Carleton students met Senator Hillary Clinton while volunteering on her campaign.

The battle between Hillary Clinton and Barack Obama for the Democratic nomination marked the first time in the United States’ 232-year history that the Democratic presidential candidate would not be a white man. When Clinton announced the end of her pioneering campaign on June 7, she had set a new threshold for women. In her speech, she said, “Although we weren’t able to shatter that highest, hardest glass ceiling this time…it has about 18 million cracks in it and the light is shining through like never before.”

“What we saw with Hillary and Obama was a fight within the Democratic party that has been playing out since the 1960s,” says Melissa Haussman, MA/84, an associate professor in the department of political science. She decided that watching history happen, and teaching about it, weren’t enough. Before the winter term at Carleton started, she headed to New Hampshire to work on the Clinton campaign’s first primary. Having researched and published on gender and politics issues in North America since the 1980s, Haussman knew she would regret it if she didn’t get involved.

“The U.S. hasn’t delivered on its rhetoric of equality,” says Haussman. “This was the first time that the face of U.S. presidential politics might look different. Hillary was the first credible woman with a chance at being elected president.”

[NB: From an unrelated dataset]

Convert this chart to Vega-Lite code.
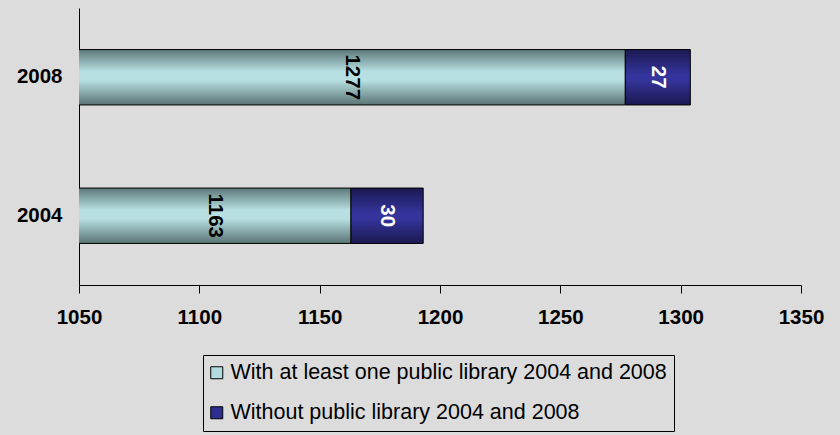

When she returned to the classroom and shared her campaign experience with her students, Haussman’s enthusiasm was contagious. She was approached by students eager to contribute to the campaign, and arranged for six to travel with her to Boston, Mass., in advance of Super Tuesday. Working the phones at Clinton headquarters and doing “visibility events” brought students face-to-face with American voters’ political opinions and reactions—and politicians themselves. Among others, the students met Boston Mayor Thomas Menino, Massachusetts Governor Deval Patrick (chair of the Obama campaign), Massachusetts’ superdelegates and Democratic committee members, and Clinton, who shook hands with the Canadian contingent working on her behalf.

“The experience provided an amazing reference point for them for the semester. The students had a real life experience by which to test theories and data from the classroom,” says Haussman, who regards the campaign as an invaluable opportunity for education about how the U.S. political system works and imposes greater barriers on socially-marginalized groups.

“The rules for who gets to power and who stays there are affected by things like the cost of running for office doubling with every presidential election. Incarcerated people can’t vote in the U.S., which means that 13 per cent of the black adult male population has no vote,” says Haussman. “Two-thirds of the superdelegates, current or former party leaders and elected officials automatically included in the presidential nomination vote, are men. The history of exclusion has its effects in the current contest and must be overcome.”